Из всех отделившихся от России после Октября 1917 года народов лишь поляки и финны показали, с точки зрения Платонова, себя достаточно жизнеспособными, чтобы существовать в качестве полноценных суверенных государств. Что же касается Латвии, Литвы и Эстонии, их отделение от России С. Ф. Платонов считал искусственным и надеялся на скорое возвращение этих республик в лоно русского государства в силу их экономической несостоятельности{73}.
Особого внимания заслуживает вопрос о монархизме С. Ф. Платонова (что касается религии, то, будучи человеком верующим, ее С. Ф. Платонов считал «вторичной ценностью, которая должна подчиняться разуму и науке»){74}. «Касаясь своих политических убеждений, — заявил С. Ф. Платонов на одном из допросов в ОГПУ в январе 1930 г., — должен сознаться, что я убежденный монархист. Признавал династию и болел душою, когда придворная клика способствовала падению авторитета бывшего царствующего дома Романовых»{75}. Возвратившись к этому вопросу в своих показаниях от 12–14 января 1930 г., ученый вновь счел необходимым отметить тот бесспорный факт, что по воспитанию своему, как и по кругу своих исторических занятий, он «жил монархическими взглядами». В то же время, как подчеркивал С. Ф. Платонов, «1905 год и безобразия последующих лет» (Гермоген, Распутин и пр.) уничтожили в нем «всякое уважение к династии», а «погибель» семьи Николая II и вовсе убедила в том, что «роль династии сыграна и династическое преемство невозможно»{76}.

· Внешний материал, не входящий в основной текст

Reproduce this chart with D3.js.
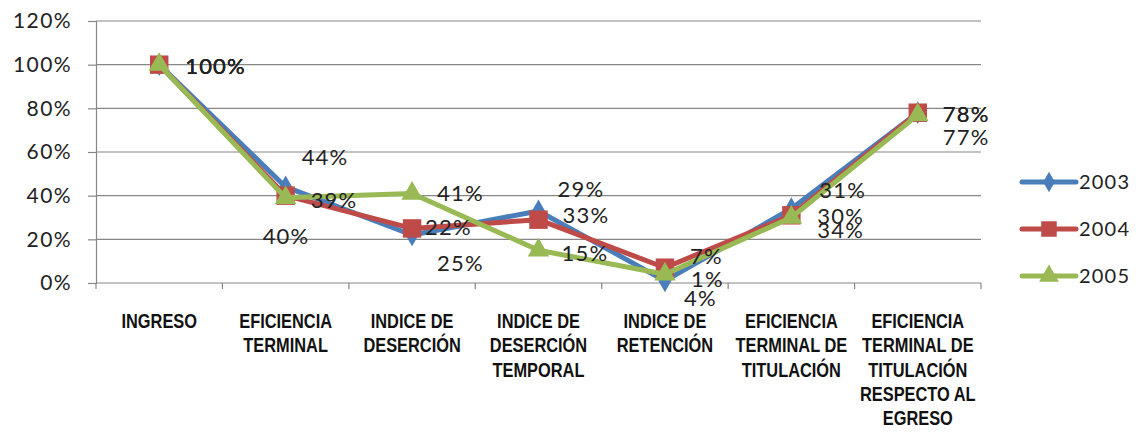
<!DOCTYPE html>
<html><head><meta charset="utf-8">
<script src="https://cdn.jsdelivr.net/npm/d3@7"></script>
<style>
body{margin:0;background:#fff;}
svg{display:block;}
</style></head>
<body><svg id="c" width="1136" height="432"></svg>
<script>
const categories = [
  ["INGRESO"],
  ["EFICIENCIA","TERMINAL"],
  ["INDICE DE","DESERCIÓN"],
  ["INDICE DE","DESERCIÓN","TEMPORAL"],
  ["INDICE DE","RETENCIÓN"],
  ["EFICIENCIA","TERMINAL DE","TITULACIÓN"],
  ["EFICIENCIA","TERMINAL DE","TITULACIÓN","RESPECTO AL","EGRESO"]
];
const seriesNames = ["2003","2004","2005"];
const values2003 = [1.00, 0.44, 0.22, 0.33, 0.01, 0.34, 0.78];
const values2004 = [1.00, 0.40, 0.25, 0.29, 0.07, 0.31, 0.78];
const values2005 = [1.00, 0.39, 0.41, 0.15, 0.04, 0.30, 0.77];
const yTicks = [0, 0.2, 0.4, 0.6, 0.8, 1.0, 1.2];

// label offsets (layout only)
const labelOffsets = [
  [[26,2],[16,-30],[13,-8],[24,4],[26,-2],[26,22],[25,2]],
  [[26,2],[-23,41],[25,35],[19,-30],[25,-11],[28,-25],[25,2]],
  [[26,2],[25,2],[25,0],[23,3],[19,24],[26,-1],[25,22]]
];
const colors = ["#4a7ebb","#be4b48","#98b954"];
const shapes = [d3.symbolDiamond, d3.symbolSquare, d3.symbolTriangle];
const shapeSizes = [150, 340, 200];
const legendSizes = [120, 240, 170];
const numFont = "Lato, 'Open Sans', sans-serif";

const series = [values2003, values2004, values2005].map((v,i)=>({name:seriesNames[i], values:v, color:colors[i]}));

const svg = d3.select("#c");
const pLeft = 96, pRight = 981, pTop = 21, pBottom = 283;
const x = d3.scalePoint().domain(d3.range(categories.length)).range([pLeft,pRight]).padding(0.5);
const step = x.step();
const y = d3.scaleLinear().domain([0,1.2]).range([pBottom, pTop]);

// y axis + gridlines
const yAxis = d3.axisLeft(y).tickValues(yTicks).tickFormat(d3.format(".0%")).tickSize(8).tickPadding(16);
const gy = svg.append("g").attr("transform",`translate(${pLeft},0)`).call(yAxis);
gy.select(".domain").attr("stroke","#868686").attr("stroke-width",1.2);
gy.selectAll(".tick line").attr("stroke","#868686").attr("stroke-width",1.2);
gy.selectAll(".tick text").attr("font-family",numFont).attr("font-size",21)
  .attr("letter-spacing","1.4px").attr("fill","#222");
svg.append("g").selectAll("line").data(yTicks.filter(d=>d>0)).join("line")
  .attr("x1",pLeft).attr("x2",pRight).attr("y1",d=>y(d)).attr("y2",d=>y(d))
  .attr("stroke","#868686").attr("stroke-width",1.2);

// x axis
svg.append("line").attr("x1",pLeft).attr("x2",pRight).attr("y1",pBottom).attr("y2",pBottom).attr("stroke","#868686").attr("stroke-width",1.2);
svg.append("g").selectAll("line").data(d3.range(categories.length+1)).join("line")
  .attr("x1",i=>pLeft+i*step).attr("x2",i=>pLeft+i*step).attr("y1",pBottom).attr("y2",pBottom+6)
  .attr("stroke","#868686").attr("stroke-width",1.2);

const catG = svg.append("g");
categories.forEach((lines,i)=>{
  const t = catG.append("text").attr("transform",`translate(${x(i)},${pBottom+45}) scale(0.82,1)`)
    .attr("text-anchor","middle").attr("font-family","'Liberation Sans', Arial, sans-serif")
    .attr("font-weight","bold").attr("font-size",20).attr("fill","#111");
  lines.forEach((l,j)=>t.append("tspan").attr("x",0).attr("dy",j===0?0:24.3).text(l));
});

// lines and markers
const line = d3.line().x((d,i)=>x(i)).y(d=>y(d));
series.forEach((s,si)=>{
  svg.append("path").attr("d",line(s.values)).attr("fill","none").attr("stroke",s.color)
    .attr("stroke-width",5).attr("stroke-linejoin","round").attr("stroke-linecap","round");
  svg.append("g").selectAll("path").data(s.values).join("path")
    .attr("transform",(d,i)=>`translate(${x(i)},${y(d)})`)
    .attr("d",d3.symbol().type(shapes[si]).size(shapeSizes[si])).attr("fill",s.color);
});

// value labels
series.forEach((s,si)=>{
  svg.append("g").selectAll("text").data(s.values).join("text")
    .attr("x",(d,i)=>x(i)+labelOffsets[si][i][0])
    .attr("y",(d,i)=>y(d)+labelOffsets[si][i][1])
    .attr("dy","0.35em")
    .attr("font-family",numFont).attr("font-size",22).attr("letter-spacing","1.2px").attr("fill","#222")
    .text(d=>d3.format(".0%")(d));
});

// legend
const lg = svg.append("g").attr("transform","translate(1021,182)");
series.forEach((s,i)=>{
  const g = lg.append("g").attr("transform",`translate(0,${i*47})`);
  g.append("line").attr("x1",1).attr("x2",55).attr("stroke",s.color).attr("stroke-width",5).attr("stroke-linecap","round");
  g.append("path").attr("transform","translate(28,0)").attr("d",d3.symbol().type(shapes[i]).size(legendSizes[i])).attr("fill",s.color);
  g.append("text").attr("x",58).attr("dy","0.35em").attr("font-family",numFont)
    .attr("font-size",20).attr("letter-spacing","1.2px").attr("fill","#222").text(s.name);
});
</script></body></html>
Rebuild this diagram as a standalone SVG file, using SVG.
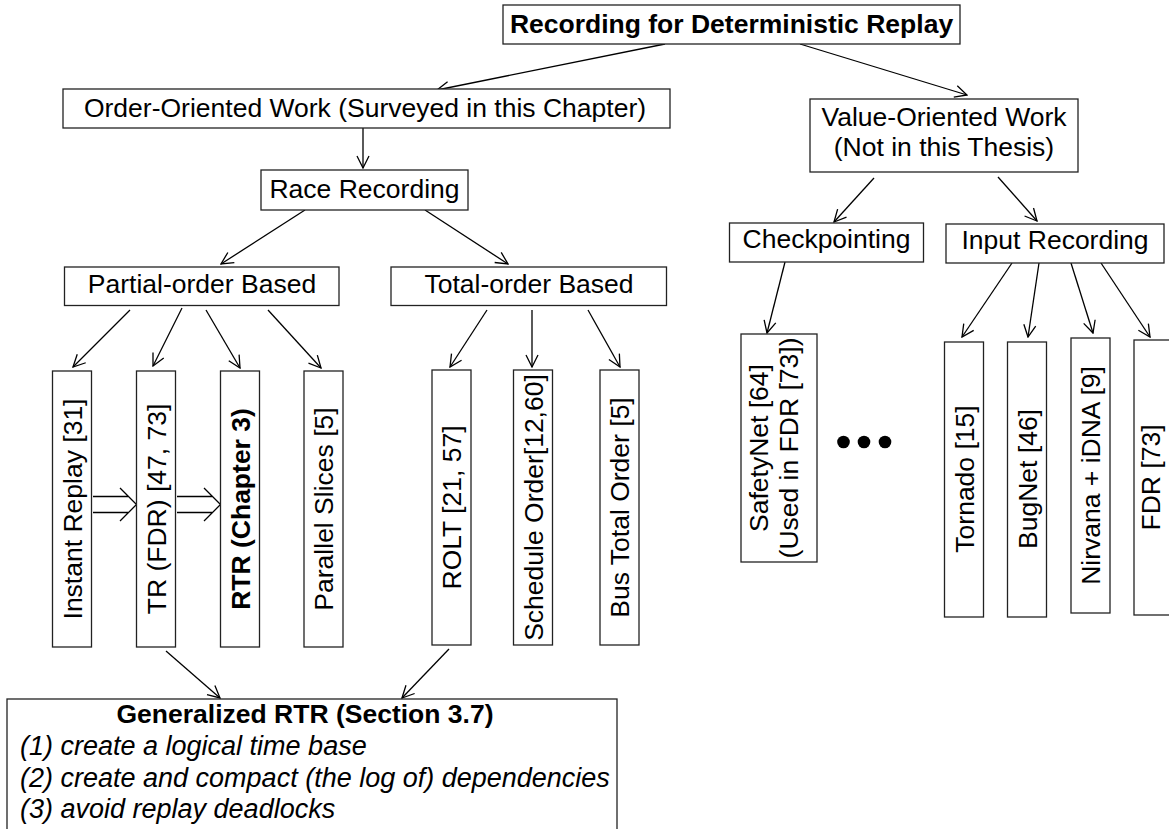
<svg xmlns="http://www.w3.org/2000/svg" width="1169" height="829" viewBox="0 0 1169 829">
  <style>
    .box { fill: #fff; stroke: #222; stroke-width: 1.3; }
    .t { font-family: "Liberation Sans", Arial, sans-serif; font-size: 26.5px; fill: #000; }
    .c { text-anchor: middle; }
    .b { font-weight: bold; }
    .i { font-style: italic; font-size: 27px; }
    .edge { fill: none; stroke: #000; stroke-width: 1.3; marker-end: url(#arr); }
    .dbl { fill: none; stroke: #000; stroke-width: 1.3; }
  </style>
  <defs>
    <marker id="arr" viewBox="0 0 14 14" refX="13" refY="7" markerWidth="14" markerHeight="14" markerUnits="userSpaceOnUse" orient="auto">
      <path d="M1,1 L13,7 L1,13" fill="none" stroke="#000" stroke-width="1.3"/>
    </marker>
  </defs>
  <rect width="1169" height="829" fill="#fff"/>

  <!-- connectors -->
  <g id="connectors">
    <path class="edge" d="M665,44 L437,90"/>
    <path class="edge" d="M800,44 L967,95"/>
    <path class="edge" d="M363,128 L363,168"/>
    <path class="edge" d="M305,210 L221,264"/>
    <path class="edge" d="M425,210 L508,264"/>
    <path class="edge" d="M130,310 L73,367"/>
    <path class="edge" d="M182,308 L153,366"/>
    <path class="edge" d="M206,310 L240,368"/>
    <path class="edge" d="M268,310 L321,368"/>
    <path class="edge" d="M487,310 L450,367"/>
    <path class="edge" d="M532,310 L532,367"/>
    <path class="edge" d="M588,310 L620,367"/>
    <path class="edge" d="M874,178 L834,222"/>
    <path class="edge" d="M998,177 L1037,221"/>
    <path class="edge" d="M785,262 L767,333"/>
    <path class="edge" d="M1012,263 L962,337"/>
    <path class="edge" d="M1039,263 L1028,337"/>
    <path class="edge" d="M1071,263 L1093,333"/>
    <path class="edge" d="M1101,263 L1150,337"/>
    <path class="edge" d="M166,651 L220,698"/>
    <path class="edge" d="M449,649 L402,698"/>
    <!-- double arrows between the partial-order boxes -->
    <path class="dbl" d="M93,496.5 H128 M93,512.5 H128 M120,488 L136.5,504.5 L120,521"/>
    <path class="dbl" d="M177,496.5 H212 M177,512.5 H212 M204,488 L220.5,504.5 L204,521"/>
  </g>

  <g id="root">
    <rect class="box" x="503" y="5" width="457" height="39"/>
    <text class="t c b" x="731.5" y="32.5">Recording for Deterministic Replay</text>
  </g>

  <g id="order-oriented">
    <rect class="box" x="63" y="89" width="607" height="39"/>
    <text class="t c" x="365" y="116.5">Order-Oriented Work (Surveyed in this Chapter)</text>
  </g>

  <g id="race-recording">
    <rect class="box" x="261" y="170" width="207" height="40"/>
    <text class="t c" x="364.5" y="197.5">Race Recording</text>
  </g>

  <g id="partial-order">
    <rect class="box" x="64.5" y="267" width="274.5" height="38.5"/>
    <text class="t c" x="202" y="292.5">Partial-order Based</text>
  </g>

  <g id="total-order">
    <rect class="box" x="391" y="267" width="275.5" height="38.5"/>
    <text class="t c" x="529" y="292.5">Total-order Based</text>
  </g>

  <g id="value-oriented">
    <rect class="box" x="810" y="99" width="268" height="73"/>
    <text class="t c" x="944" y="126">Value-Oriented Work</text>
    <text class="t c" x="944" y="156">(Not in this Thesis)</text>
  </g>

  <g id="checkpointing">
    <rect class="box" x="729.5" y="223" width="194" height="39"/>
    <text class="t c" x="826.5" y="248">Checkpointing</text>
  </g>

  <g id="input-recording">
    <rect class="box" x="946" y="224" width="218" height="39"/>
    <text class="t c" x="1055" y="249">Input Recording</text>
  </g>

  <g id="instant-replay">
    <rect class="box" x="52.5" y="371" width="39" height="276"/>
    <text class="t c" transform="translate(72,509) rotate(-90)" y="9.5">Instant Replay [31]</text>
  </g>

  <g id="tr-fdr">
    <rect class="box" x="136.5" y="371" width="39" height="276"/>
    <text class="t c" transform="translate(156,509) rotate(-90)" y="9.5">TR (FDR) [47, 73]</text>
  </g>

  <g id="rtr">
    <rect class="box" x="220.5" y="371" width="39" height="276"/>
    <text class="t c b" transform="translate(240,509) rotate(-90)" y="9.5">RTR (Chapter 3)</text>
  </g>

  <g id="parallel-slices">
    <rect class="box" x="304" y="371" width="39" height="276"/>
    <text class="t c" transform="translate(323.5,509) rotate(-90)" y="9.5">Parallel Slices [5]</text>
  </g>

  <g id="rolt">
    <rect class="box" x="432" y="370" width="39" height="275"/>
    <text class="t c" transform="translate(451.5,507.5) rotate(-90)" y="9.5">ROLT [21, 57]</text>
  </g>

  <g id="schedule-order">
    <rect class="box" x="513.5" y="370" width="39" height="275"/>
    <text class="t c" transform="translate(533,507.5) rotate(-90)" y="9.5">Schedule Order[12,60]</text>
  </g>

  <g id="bus-total-order">
    <rect class="box" x="600" y="370" width="39" height="275"/>
    <text class="t c" transform="translate(619.5,507.5) rotate(-90)" y="9.5">Bus Total Order [5]</text>
  </g>

  <g id="safetynet">
    <rect class="box" x="741" y="334" width="76" height="228"/>
    <text class="t c" transform="translate(779,448) rotate(-90)" y="-11">SafetyNet [64]</text>
    <text class="t c" transform="translate(779,448) rotate(-90)" y="19">(Used in FDR [73])</text>
  </g>

  <g id="ellipsis">
    <circle cx="843.5" cy="442" r="6.3"/>
    <circle cx="864" cy="442" r="6.3"/>
    <circle cx="885" cy="442" r="6.3"/>
  </g>

  <g id="tornado">
    <rect class="box" x="944.5" y="342" width="39" height="275"/>
    <text class="t c" transform="translate(964,479) rotate(-90)" y="9.5">Tornado [15]</text>
  </g>

  <g id="bugnet">
    <rect class="box" x="1007.5" y="342" width="39" height="275"/>
    <text class="t c" transform="translate(1027,479) rotate(-90)" y="9.5">BugNet [46]</text>
  </g>

  <g id="nirvana-idna">
    <rect class="box" x="1071" y="338" width="39" height="275"/>
    <text class="t c" transform="translate(1090.5,475.5) rotate(-90)" y="9.5">Nirvana + iDNA [9]</text>
  </g>

  <g id="fdr">
    <rect class="box" x="1134" y="340" width="45" height="275"/>
    <text class="t c" transform="translate(1150.5,477.5) rotate(-90)" y="9.5">FDR [73]</text>
  </g>

  <g id="generalized-rtr">
    <rect class="box" x="7" y="699" width="610" height="160"/>
    <text class="t c b" x="305" y="723">Generalized RTR (Section 3.7)</text>
    <text class="t i" x="20" y="755">(1) create a logical time base</text>
    <text class="t i" x="20" y="786.5">(2) create and compact (the log of) dependencies</text>
    <text class="t i" x="20" y="818">(3) avoid replay deadlocks</text>
  </g>
</svg>
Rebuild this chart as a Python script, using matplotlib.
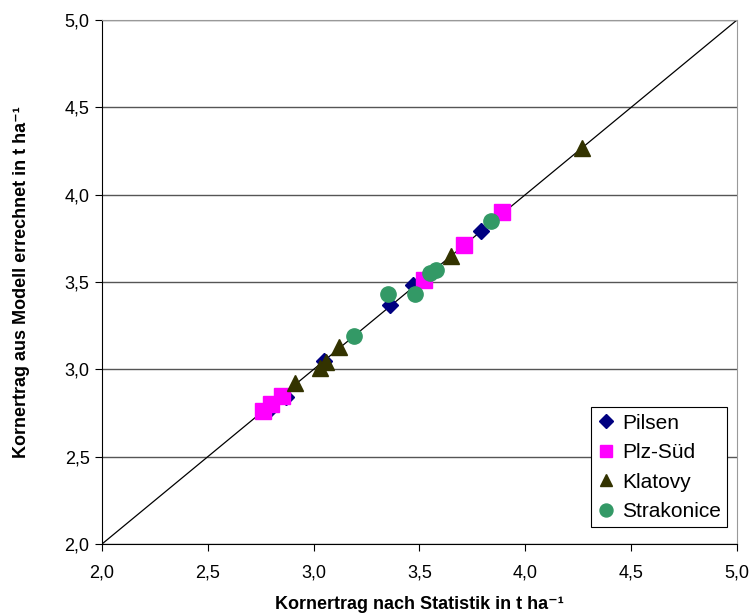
import matplotlib.pyplot as plt
from matplotlib.ticker import FuncFormatter

plt.rcParams['font.family'] = ['Liberation Sans', 'DejaVu Sans']

# values (statistic, model)
pilsen_x = [2.80, 2.87, 3.05, 3.36, 3.47, 3.79]
pilsen_y = [2.78, 2.84, 3.05, 3.37, 3.48, 3.79]
plz_x = [2.76, 2.80, 2.85, 3.52, 3.71, 3.89]
plz_y = [2.76, 2.80, 2.85, 3.51, 3.71, 3.90]
klat_x = [2.91, 3.03, 3.06, 3.12, 3.65, 4.27]
klat_y = [2.92, 3.01, 3.04, 3.13, 3.65, 4.27]
strak_x = [3.19, 3.35, 3.48, 3.55, 3.58, 3.84]
strak_y = [3.19, 3.43, 3.43, 3.55, 3.57, 3.85]

fig = plt.figure(figsize=(7.5, 6.14), dpi=100)
ax = fig.add_axes([102/750, 70/614, 635/750, 524/614])

ax.plot([2, 5], [2, 5], color='black', lw=0.9, zorder=2)
ax.plot(pilsen_x, pilsen_y, 'D', color='#000080', ms=8, ls='none', label='Pilsen', zorder=3)
ax.plot(plz_x, plz_y, 's', color='#FF00FF', ms=11, ls='none', label='Plz-Süd', zorder=3)
ax.plot(klat_x, klat_y, '^', color='#333300', ms=11, ls='none', label='Klatovy', zorder=3)
ax.plot(strak_x, strak_y, 'o', color='#339966', ms=11, ls='none', label='Strakonice', zorder=3)

ax.set_xlim(2, 5)
ax.set_ylim(2, 5)
ticks = [2.0, 2.5, 3.0, 3.5, 4.0, 4.5, 5.0]
ax.set_xticks(ticks)
ax.set_yticks(ticks)
fmt = FuncFormatter(lambda v, p: f'{v:.1f}'.replace('.', ','))
ax.xaxis.set_major_formatter(fmt)
ax.yaxis.set_major_formatter(fmt)
ax.tick_params(direction='out', length=5, labelsize=13)
ax.tick_params(axis='x', pad=10)
ax.tick_params(axis='y', pad=4)
ax.yaxis.grid(True, color='#555555', lw=1)
ax.set_axisbelow(True)
for s in ['top', 'right']:
    ax.spines[s].set_color('#999999')

ax.set_xlabel('Kornertrag nach Statistik in t ha⁻¹', fontsize=13, fontweight='bold')
ax.set_ylabel('Kornertrag aus Modell errechnet in t ha⁻¹', fontsize=13, fontweight='bold')
ax.xaxis.set_label_coords(0.5, -0.1)
ax.yaxis.set_label_coords(-0.113, 0.5)

leg = ax.legend(loc='lower right', bbox_to_anchor=(0.985, 0.032), fontsize=15, fancybox=False,
                edgecolor='black', framealpha=1, handletextpad=0.4, borderpad=0.3,
                labelspacing=0.5, numpoints=1, markerscale=0.85, handlelength=0.8,
                borderaxespad=0)
leg.get_frame().set_linewidth(0.8)

fig.savefig('out.png', dpi=100)
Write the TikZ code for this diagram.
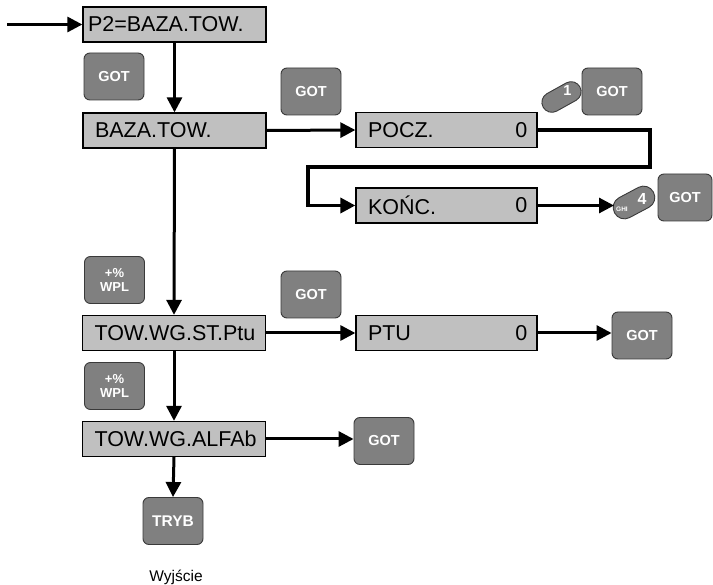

После отречения Николая II С. Ф. Платонову стало ясно, «что монархия в России окончилась навсегда», и он «стал думать, что естественный выход для страны — конституционно-демократический республиканский строй… Никаких династических или монархических тенденций, — подчеркивал С. Ф. Платонов, — я с той поры и до сей минуты не питаю, ибо считаю их в России навсегда погребенными»{77}. Таким образом, очевидно, что никаких иллюзий в отношении возможности реставрации старых порядков С. Ф. Платонов не питал.
«По своим политическим убеждениям, — показывал С. Ф. Платонов на допросе 26 июня 1930 года, — в прошлом я являлся и являюсь в настоящем и в будущем сторонником германской ориентации для нашей страны»{78}. Это же подтверждают и показания Е. В. Тарле. Платонов, по его словам, являлся убежденным германофилом, считающим большой ошибкой, вызванной «минутным ослеплением», русско-германскую войну 1914–1917 годов, и никогда не упускавшим случая, чтобы отметить «трудолюбие, организованность и культуру немцев»{79}. Германия, считал С. Ф. Платонов, сыграла крупную роль в экономической и культурной жизни России XVIII–XIX вв. Ценил он и ее заслуги в развитии русской исторической науки, которую называл дочерью науки германской. Оказавшись в результате Первой мировой войны в одинаково «униженном» положении, и Россия, и Германия должны были, по мнению С. Ф. Платонова, стремиться «к возвращению им прежнего положения великих держав, хотя бы и с новым внутренним строем, политическим и социальным, но с абсолютной свободой от каких бы то ни было давлений внешних и внутренних». Как перед русской, так и перед германской патриотически настроенной интеллигенцией стояла, считал С. Ф. Платонов, по сути одна и та же задача — «стать во главе движения по достижению национального освобождения»{80}.
* * *Болезнь и смерть 11 июня 1928 г. жены, скончавшейся от рака, а также категорический отказ Москвы в заграничной командировке, которой он безуспешно добивался с 1927 г.{81}, тяжело отразились на самочувствии С. Ф. Платонова. Из тягостного внутреннего состояния его отчасти вывело участие в организованной в июле 1928 г. германским Обществом изучения Восточной Европы Неделе русских историков в Берлине. Правда, старый недоброжелатель С. Ф. Платонова М. Н. Покровский был против его участия в Неделе и согласился на его включение в состав советской делегации лишь в последний момент благодаря требованиям немецких ученых, в частности профессора Ионаса.
Осознание С. Ф. Платоновым логического конца своей административной и научной карьеры просматривается в это время в его переписке с Ф. А. Брауном, к которому он прямо писал о своей мечте «освободиться от всех своих должностей, кроме Археографической комиссии»{82}.